Well, that’s about the end of this little biography but I must admit that even today, when I am in Otley, I look at the Post Office parking triangle, now a municipal garden and just imagine for a moment that grand old motor always ready for action. Then I return to Leeds in great comfort and at phenomenal speed up The Chevin in a modern Volvo/Wrights - but the old atmosphere and appeal can never return.

Chris Youhill

Photograph supplied by Chris but the photographer is unknown if you took this photo please go to the copyright page.

I'm green with envy, Chris, as I've never driven a Guy decker, except in an odd dream where I suddenly realised that I was behind the bulkhead and thus out of reach of the steering wheel. I'd love to know more about "FD1" and "FD2", and whether the changeover from right-to-left gearbox coincided exactly with the offering of the 6LW alternative, and whether there were any other changes.

And can anyone tell me how much of the rarish pre-war Arab survived into the wartime versions? Or why the Arab IV gearbox was so much more melodious than that of the III? Has anyone any info on the 5-speed Arab IIIs that Red & White is reputed to have run?

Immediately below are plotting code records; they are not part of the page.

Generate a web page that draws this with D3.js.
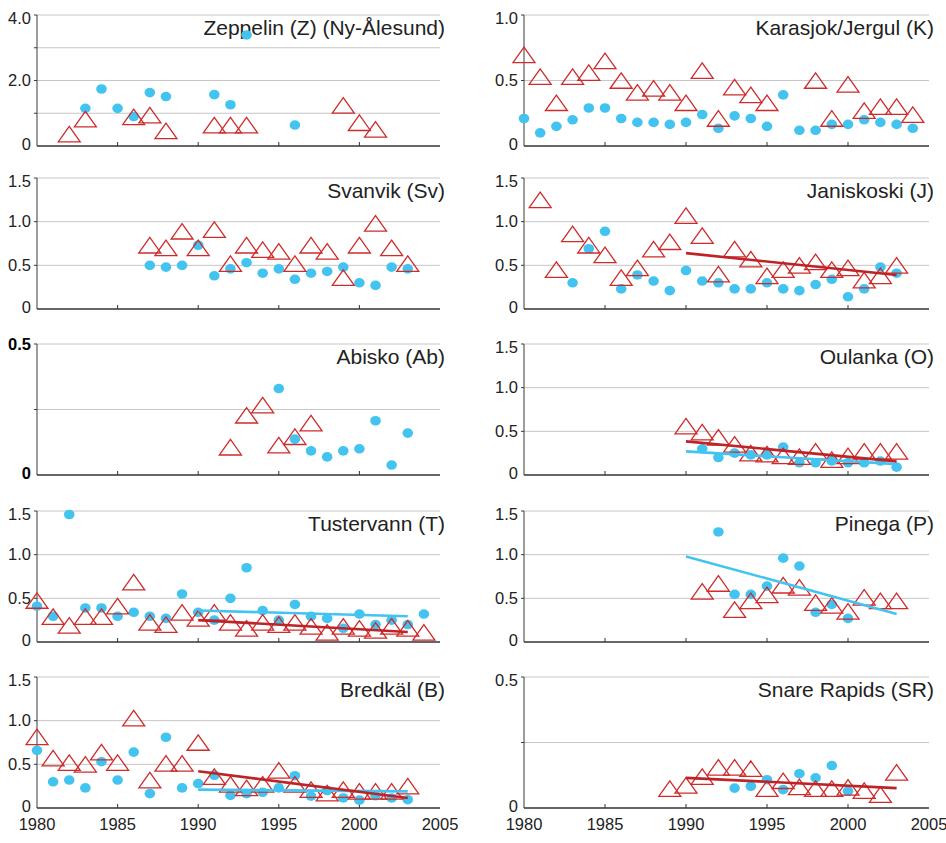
<!DOCTYPE html>
<html>
<head>
<meta charset="utf-8">
<script src="https://cdn.jsdelivr.net/npm/d3@7"></script>
<style>
  body { margin: 0; background: #fff; }
  svg text { font-family: "Liberation Sans", Arial, sans-serif; fill: #222; }
</style>
</head>
<body>
<div id="chart"></div>
<script>
// ---- data: [year, value] pairs ----
const xTickYears = [1980, 1985, 1990, 1995, 2000, 2005];

const zeppelinCircles = [[1983, 1.15], [1984, 1.74], [1985, 1.15], [1986, 0.9], [1987, 1.63], [1988, 1.51],
  [1991, 1.57], [1992, 1.26], [1993, 3.39], [1996, 0.64]];
const zeppelinTriangles = [[1982, 0.36], [1983, 0.82], [1986, 0.89], [1987, 0.94], [1988, 0.46],
  [1991, 0.64], [1992, 0.64], [1993, 0.64], [1999, 1.24], [2000, 0.71], [2001, 0.51]];

const karasjokCircles = [[1980, 0.21], [1981, 0.10], [1982, 0.15], [1983, 0.20], [1984, 0.29], [1985, 0.29],
  [1986, 0.21], [1987, 0.18], [1988, 0.18], [1989, 0.165], [1990, 0.18], [1991, 0.24], [1992, 0.135],
  [1993, 0.23], [1994, 0.21], [1995, 0.15], [1996, 0.39], [1997, 0.12], [1998, 0.12], [1999, 0.165],
  [2000, 0.165], [2001, 0.20], [2002, 0.18], [2003, 0.165], [2004, 0.135]];
const karasjokTriangles = [[1980, 0.695], [1981, 0.53], [1982, 0.33], [1983, 0.53], [1984, 0.56], [1985, 0.65],
  [1986, 0.50], [1987, 0.41], [1988, 0.44], [1989, 0.41], [1990, 0.33], [1991, 0.575], [1992, 0.21],
  [1993, 0.45], [1994, 0.39], [1995, 0.33], [1998, 0.50], [1999, 0.21], [2000, 0.47], [2001, 0.27],
  [2002, 0.30], [2003, 0.30], [2004, 0.24]];

const svanvikCircles = [[1987, 0.50], [1988, 0.48], [1989, 0.50], [1990, 0.73], [1991, 0.38], [1992, 0.46],
  [1993, 0.53], [1994, 0.41], [1995, 0.46], [1996, 0.34], [1997, 0.41], [1998, 0.43], [1999, 0.48],
  [2000, 0.30], [2001, 0.27], [2002, 0.48], [2003, 0.46]];
const svanvikTriangles = [[1987, 0.73], [1988, 0.70], [1989, 0.89], [1990, 0.70], [1991, 0.91], [1992, 0.52],
  [1993, 0.73], [1994, 0.68], [1995, 0.66], [1996, 0.52], [1997, 0.73], [1998, 0.66], [1999, 0.36],
  [2000, 0.73], [2001, 0.98], [2002, 0.70], [2003, 0.52]];

const janiskoskiCircles = [[1983, 0.30], [1984, 0.69], [1985, 0.89], [1986, 0.23], [1987, 0.39], [1988, 0.32],
  [1989, 0.21], [1990, 0.44], [1991, 0.32], [1992, 0.30], [1993, 0.23], [1994, 0.23], [1995, 0.30],
  [1996, 0.23], [1997, 0.21], [1998, 0.28], [1999, 0.34], [2000, 0.14], [2001, 0.23], [2002, 0.48], [2003, 0.41]];
const janiskoskiTriangles = [[1981, 1.25], [1982, 0.45], [1983, 0.86], [1984, 0.73], [1985, 0.62], [1986, 0.36],
  [1987, 0.47], [1988, 0.685], [1989, 0.77], [1990, 1.07], [1991, 0.84], [1992, 0.40], [1993, 0.685],
  [1994, 0.57], [1995, 0.38], [1996, 0.45], [1997, 0.50], [1998, 0.54], [1999, 0.45], [2000, 0.47],
  [2001, 0.33], [2002, 0.38], [2003, 0.50]];
const janiskoskiRedTrend = [[1990, 0.64], [2003, 0.39]];

const abiskoCircles = [[1995, 0.33], [1996, 0.137], [1997, 0.092], [1998, 0.069], [1999, 0.092], [2000, 0.10],
  [2001, 0.207], [2002, 0.038], [2003, 0.16]];
const abiskoTriangles = [[1992, 0.106], [1993, 0.228], [1994, 0.267], [1995, 0.114], [1996, 0.146], [1997, 0.198]];

const oulankaCircles = [[1991, 0.30], [1992, 0.20], [1993, 0.25], [1994, 0.23], [1995, 0.23], [1996, 0.32],
  [1997, 0.14], [1998, 0.14], [1999, 0.16], [2000, 0.14], [2001, 0.14], [2002, 0.16], [2003, 0.09]];
const oulankaTriangles = [[1990, 0.56], [1991, 0.49], [1992, 0.43], [1993, 0.35], [1994, 0.25], [1995, 0.24],
  [1996, 0.22], [1997, 0.21], [1998, 0.27], [1999, 0.175], [2000, 0.22], [2001, 0.27], [2002, 0.27], [2003, 0.27]];
const oulankaRedTrend = [[1990, 0.385], [2003, 0.156]];
const oulankaBlueTrend = [[1990, 0.27], [2003, 0.125]];

const tustervannCircles = [[1980, 0.41], [1981, 0.295], [1982, 1.46], [1983, 0.39], [1984, 0.39], [1985, 0.295],
  [1986, 0.34], [1987, 0.295], [1988, 0.27], [1989, 0.55], [1990, 0.34], [1991, 0.25], [1992, 0.50],
  [1993, 0.85], [1994, 0.36], [1995, 0.25], [1996, 0.43], [1997, 0.295], [1998, 0.27], [1999, 0.157],
  [2000, 0.32], [2001, 0.20], [2002, 0.25], [2003, 0.20], [2004, 0.32]];
const tustervannTriangles = [[1980, 0.475], [1981, 0.29], [1982, 0.19], [1983, 0.29], [1984, 0.29], [1985, 0.41],
  [1986, 0.685], [1987, 0.225], [1988, 0.20], [1989, 0.34], [1990, 0.27], [1991, 0.34], [1992, 0.225],
  [1993, 0.157], [1994, 0.225], [1995, 0.20], [1996, 0.225], [1997, 0.18], [1998, 0.11], [1999, 0.18],
  [2000, 0.157], [2001, 0.134], [2002, 0.18], [2003, 0.157], [2004, 0.11]];
const tustervannRedTrend = [[1990, 0.25], [2003, 0.115]];
const tustervannBlueTrend = [[1990, 0.36], [2003, 0.295]];

const pinegaCircles = [[1992, 1.26], [1993, 0.545], [1994, 0.545], [1995, 0.64], [1996, 0.96], [1997, 0.87],
  [1998, 0.34], [1999, 0.43], [2000, 0.27]];
const pinegaTriangles = [[1991, 0.58], [1992, 0.67], [1993, 0.37], [1994, 0.47], [1995, 0.54], [1996, 0.65],
  [1997, 0.625], [1998, 0.45], [1999, 0.42], [2000, 0.35], [2001, 0.51], [2002, 0.47], [2003, 0.47]];
const pinegaBlueTrend = [[1990, 0.98], [2003, 0.32]];

const bredkalCircles = [[1980, 0.66], [1981, 0.30], [1982, 0.32], [1983, 0.23], [1984, 0.53], [1985, 0.32],
  [1986, 0.64], [1987, 0.165], [1988, 0.81], [1989, 0.23], [1990, 0.28], [1991, 0.375], [1992, 0.145],
  [1993, 0.165], [1994, 0.18], [1995, 0.23], [1996, 0.37], [1997, 0.135], [1998, 0.20], [1999, 0.115],
  [2000, 0.09], [2001, 0.14], [2002, 0.115], [2003, 0.095]];
const bredkalTriangles = [[1980, 0.815], [1981, 0.57], [1982, 0.52], [1983, 0.50], [1984, 0.64], [1985, 0.52],
  [1986, 1.03], [1987, 0.32], [1988, 0.51], [1989, 0.51], [1990, 0.75], [1991, 0.36], [1992, 0.27],
  [1993, 0.23], [1994, 0.27], [1995, 0.43], [1996, 0.27], [1997, 0.21], [1998, 0.17], [1999, 0.21],
  [2000, 0.19], [2001, 0.19], [2002, 0.19], [2003, 0.25]];
const bredkalRedTrend = [[1990, 0.42], [2003, 0.115]];
const bredkalBlueTrend = [[1990, 0.21], [2003, 0.19]];

const snareCircles = [[1993, 0.076], [1994, 0.083], [1995, 0.108], [1996, 0.07], [1997, 0.131], [1998, 0.115],
  [1999, 0.162], [2000, 0.064]];
const snareTriangles = [[1989, 0.074], [1990, 0.086], [1991, 0.12], [1992, 0.155], [1993, 0.155], [1994, 0.15],
  [1995, 0.074], [1996, 0.104], [1997, 0.081], [1998, 0.074], [1999, 0.074], [2000, 0.079], [2001, 0.066],
  [2002, 0.051], [2003, 0.136]];
const snareRedTrend = [[1990, 0.115], [2003, 0.076]];

// ---- layout ----
const WIDTH = 946;
const HEIGHT = 843;
const COLUMNS = [{ left: 37, right: 440 }, { left: 524, right: 929 }];
const ROW_TOPS = [15, 178, 344, 511, 677];
const PANEL_HEIGHT = 131;

const BLUE = "#43c4f0";
const RED = "#cf2b2b";
const RED_TREND = "#bd2327";

const panels = [
  { title: "Zeppelin (Z) (Ny-Ålesund)", col: 0, row: 0, yMax: 4, grid: [1, 2, 3, 4], labels: [0, 2, 4],
    circles: zeppelinCircles, triangles: zeppelinTriangles },
  { title: "Karasjok/Jergul (K)", col: 1, row: 0, yMax: 1, grid: [0.5, 1], labels: [0, 0.5, 1],
    circles: karasjokCircles, triangles: karasjokTriangles },
  { title: "Svanvik (Sv)", col: 0, row: 1, yMax: 1.5, grid: [0.5, 1, 1.5], labels: [0, 0.5, 1, 1.5],
    circles: svanvikCircles, triangles: svanvikTriangles },
  { title: "Janiskoski (J)", col: 1, row: 1, yMax: 1.5, grid: [0.5, 1, 1.5], labels: [0, 0.5, 1, 1.5],
    circles: janiskoskiCircles, triangles: janiskoskiTriangles, redTrend: janiskoskiRedTrend },
  { title: "Abisko (Ab)", col: 0, row: 2, yMax: 0.5, grid: [0.25, 0.5], labels: [0, 0.5], boldLabels: true,
    circles: abiskoCircles, triangles: abiskoTriangles },
  { title: "Oulanka (O)", col: 1, row: 2, yMax: 1.5, grid: [0.5, 1, 1.5], labels: [0, 0.5, 1, 1.5],
    circles: oulankaCircles, triangles: oulankaTriangles, redTrend: oulankaRedTrend, blueTrend: oulankaBlueTrend },
  { title: "Tustervann (T)", col: 0, row: 3, yMax: 1.5, grid: [0.5, 1, 1.5], labels: [0, 0.5, 1, 1.5],
    circles: tustervannCircles, triangles: tustervannTriangles, redTrend: tustervannRedTrend, blueTrend: tustervannBlueTrend },
  { title: "Pinega (P)", col: 1, row: 3, yMax: 1.5, grid: [0.5, 1, 1.5], labels: [0, 0.5, 1, 1.5],
    circles: pinegaCircles, triangles: pinegaTriangles, blueTrend: pinegaBlueTrend },
  { title: "Bredkäl (B)", col: 0, row: 4, yMax: 1.5, grid: [0.5, 1, 1.5], labels: [0, 0.5, 1, 1.5],
    circles: bredkalCircles, triangles: bredkalTriangles, redTrend: bredkalRedTrend, blueTrend: bredkalBlueTrend },
  { title: "Snare Rapids (SR)", col: 1, row: 4, yMax: 0.5, grid: [0.25, 0.5], labels: [0, 0.5],
    circles: snareCircles, triangles: snareTriangles, redTrend: snareRedTrend }
];

const svg = d3.select("#chart")
  .append("svg")
  .attr("width", WIDTH)
  .attr("height", HEIGHT);

const lastRow = d3.max(panels, (p) => p.row);
const fmt = (v) => (v === 0 ? "0" : d3.format(".1f")(v));

function trianglePath(cx, cy) {
  const hw = 11, hh = 7.75;
  return `M${cx - hw},${cy + hh}L${cx},${cy - hh}L${cx + hw},${cy + hh}Z`;
}

panels.forEach((p) => {
  const c = COLUMNS[p.col];
  const top = ROW_TOPS[p.row];
  const bottom = top + PANEL_HEIGHT;

  const x = d3.scaleLinear().domain([1980, 2005]).range([c.left, c.right]);
  const y = d3.scaleLinear().domain([0, p.yMax]).range([bottom, top]);

  const g = svg.append("g").attr("class", "panel");

  // gridlines
  g.selectAll(".grid")
    .data(p.grid)
    .join("line")
    .attr("x1", c.left)
    .attr("x2", c.right)
    .attr("y1", (d) => y(d))
    .attr("y2", (d) => y(d))
    .attr("stroke", "#c6c6c6")
    .attr("stroke-width", 1);

  // y axis + small outward ticks
  g.append("line")
    .attr("x1", c.left).attr("x2", c.left)
    .attr("y1", top).attr("y2", bottom)
    .attr("stroke", "#3a3a3a").attr("stroke-width", 1);

  g.selectAll(".ytick")
    .data(p.grid)
    .join("line")
    .attr("x1", c.left - 3).attr("x2", c.left)
    .attr("y1", (d) => y(d)).attr("y2", (d) => y(d))
    .attr("stroke", "#3a3a3a").attr("stroke-width", 1);

  g.selectAll(".ylabel")
    .data(p.labels)
    .join("text")
    .attr("x", c.left - 6)
    .attr("y", (d) => {
      let off = 0;
      if (d === p.yMax && !p.boldLabels) off = 3;
      if (d === 0) off = -2;
      return y(d) + off;
    })
    .attr("dy", "0.35em")
    .attr("text-anchor", "end")
    .attr("font-size", 16.5)
    .attr("font-weight", p.boldLabels ? "bold" : "normal")
    .style("fill", p.boldLabels ? "#000" : null)
    .text(fmt);

  // x axis with upward inner ticks
  g.append("line")
    .attr("x1", c.left).attr("x2", c.right)
    .attr("y1", bottom).attr("y2", bottom)
    .attr("stroke", "#333").attr("stroke-width", 1.5);

  g.selectAll(".xtick")
    .data(xTickYears.slice(1, -1))
    .join("line")
    .attr("x1", (d) => x(d)).attr("x2", (d) => x(d))
    .attr("y1", bottom).attr("y2", bottom - 4)
    .attr("stroke", "#333").attr("stroke-width", 1);

  if (p.row === lastRow) {
    g.selectAll(".xlabel")
      .data(xTickYears)
      .join("text")
      .attr("x", (d) => x(d))
      .attr("y", bottom + 22)
      .attr("text-anchor", "middle")
      .attr("font-size", 16.5)
      .text((d) => d);
  }

  // title
  g.append("text")
    .attr("x", c.right + 5)
    .attr("y", top + 20)
    .attr("text-anchor", "end")
    .attr("font-size", 21)
    .text(p.title);

  // circles
  g.selectAll(".dot")
    .data(p.circles)
    .join("ellipse")
    .attr("cx", (d) => x(d[0]))
    .attr("cy", (d) => y(d[1]))
    .attr("rx", 5.3)
    .attr("ry", 4.8)
    .attr("fill", BLUE);

  // triangles
  g.selectAll(".tri")
    .data(p.triangles)
    .join("path")
    .attr("d", (d) => trianglePath(x(d[0]), y(d[1])))
    .attr("fill", "none")
    .attr("stroke", RED)
    .attr("stroke-width", 1.3);

  // trend lines
  const line = d3.line().x((d) => x(d[0])).y((d) => y(d[1]));
  if (p.blueTrend) {
    g.append("path")
      .attr("d", line(p.blueTrend))
      .attr("fill", "none")
      .attr("stroke", BLUE)
      .attr("stroke-width", 2.6);
  }
  if (p.redTrend) {
    g.append("path")
      .attr("d", line(p.redTrend))
      .attr("fill", "none")
      .attr("stroke", RED_TREND)
      .attr("stroke-width", 2.6);
  }
});
</script>
</body>
</html>
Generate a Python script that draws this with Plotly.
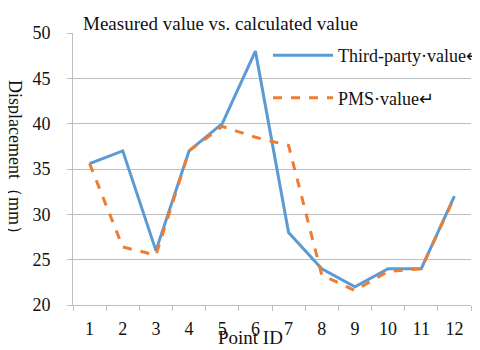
import plotly.graph_objects as go

# point ids and the two series (mm)
point_ids = ["1", "2", "3", "4", "5", "6", "7", "8", "9", "10", "11", "12"]
third_party = [35.6, 37.0, 26.0, 37.0, 40.0, 48.0, 28.0, 24.0, 22.0, 24.0, 24.0, 32.0]
pms_value = [35.6, 26.4, 25.5, 37.0, 39.7, 38.5, 37.6, 23.3, 21.6, 23.7, 24.0, 31.9]

serif = "Liberation Serif, Times New Roman, serif"
ink = "#111111"

fig = go.Figure()
fig.add_trace(go.Scatter(x=point_ids, y=third_party, mode="lines",
                         name="Third-party·value↵", legendgroup="a",
                         line=dict(color="#5B9BD5", width=3)))
fig.add_trace(go.Scatter(x=point_ids, y=pms_value, mode="lines",
                         name="PMS·value↵", legendgroup="b",
                         line=dict(color="#ED7D31", width=3, dash="dash")))

# page body adds an 8px margin, so the figure is a bit smaller than the window
fig.update_layout(
    width=472, height=342,
    margin=dict(l=65, r=9, t=25, b=45, autoexpand=False),
    paper_bgcolor="white", plot_bgcolor="white",
    font=dict(family=serif, size=18, color=ink),
    title=dict(text="Measured value vs. calculated value", x=0.159, xanchor="left",
               y=0.956, yanchor="middle", font=dict(family=serif, size=19, color=ink)),
    showlegend=True,
    legend=dict(x=0.49, y=0.985, xanchor="left", yanchor="top",
                bgcolor="rgba(0,0,0,0)", tracegroupgap=16,
                font=dict(family=serif, size=18, color=ink), itemwidth=60),
)
fig.update_xaxes(type="category", tickson="boundaries", ticks="outside", ticklen=5,
                 tickcolor="#bfbfbf", showline=True, linecolor="#bfbfbf",
                 showgrid=False, range=[-0.5, 11.5], automargin=False,
                 ticklabelstandoff=7,
                 tickfont=dict(family=serif, size=18, color=ink))
fig.update_yaxes(range=[20, 50], dtick=5, showgrid=True, gridcolor="#bfbfbf",
                 showline=True, linecolor="#bfbfbf", ticks="outside", ticklen=5,
                 tickcolor="#bfbfbf", zeroline=False, automargin=False,
                 ticklabelstandoff=13,
                 tickfont=dict(family=serif, size=18, color=ink))
fig.add_annotation(text="Displacement（mm）", xref="paper", yref="paper",
                   x=-0.146, y=0.526, xanchor="center", yanchor="middle",
                   textangle=90, showarrow=False,
                   font=dict(family=serif, size=18, color=ink))
fig.add_annotation(text="Point ID", xref="paper", yref="paper", x=0.445, y=-0.118,
                   xanchor="center", yanchor="middle", showarrow=False,
                   font=dict(family=serif, size=19, color=ink))

fig.write_html("out.html")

Finally, a plug: there will be a feast of Aldershot & District vehicles at the Farnham, Surrey, Running Day this coming Sunday, 30 May. Website here

Ian Thompson

A shame indeed Ian that you never had a drive in an Arab as they really were fascinating vehicles. As far as I know, the only difference between the FD1 and the FD2 when delivered was that the former had a flush fiiting radiator and bonnet which could only accomodate the Gardner 5LW, while the other had the extended bonnet regardless of engine - so either an empty space with the 5LW or a full bonnet with the 6LW. I think that all were supplied new with the "back to front" gearbox - a maroon knob on the lever instead of black being the only clue - and there was no connection with the type of engine fitted.

I would love to be at the Farnham gathering - my dear late friend Andrew Oxley used to drive the preserved vehicles on the running days at one time - perhaps you knew him ??